Focusing Exclusively on Current Customers

A well-rounded bench includes prospects, market influencers, and even former customers to provide perspective beyond your current user base.

Overengineering the Structure

Excessively formalized processes can kill the authentic dialogue that makes a bench valuable. Balance structure with flexibility.

Failing to Maintain Relationships

The value of your bench compounds over time as participants develop deeper understanding of your business. Inconsistent engagement undermines this accumulating advantage.

Measuring the Impact of Your Advisory Bench

Track these metrics to gauge the effectiveness of your advisory bench:

  • Speed to recruit for specific feedback needs
  • Diversity of perspectives represented
  • Response rates when reaching out to bench members
  • Product decisions influenced by bench feedback
  • Retention rate of bench participants over time

From Interviews to Strategic Asset

Building a customer advisory bench represents a fundamental shift from renting access to building ownership of your research network. By creating direct relationships with key market voices, you develop a sustainable competitive advantage that grows stronger over time.

Unlike traditional research approaches where insights fade after project completion, a well-maintained bench provides continuous access to market intelligence. This transition—from one-time interviews to lasting relationships—transforms research from a series of transactions into a strategic asset that accelerates decision-making and keeps you connected to market realities.

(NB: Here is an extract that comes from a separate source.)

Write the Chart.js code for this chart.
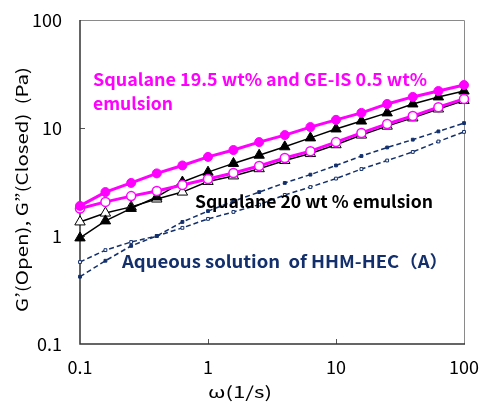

Next Steps for Building Your Bench

Start small with a pilot group of 5-7 participants representing your most critical segments. Focus on building quality relationships before expanding the quantity. Track what works in your engagement approach and refine your process before scaling.

Remember that the most valuable benches are built through authentic relationship-building, not mechanical processes. With consistent attention and genuine interest in participants' perspectives, your advisory bench will become one of your organization's most valuable assets for navigating market complexity.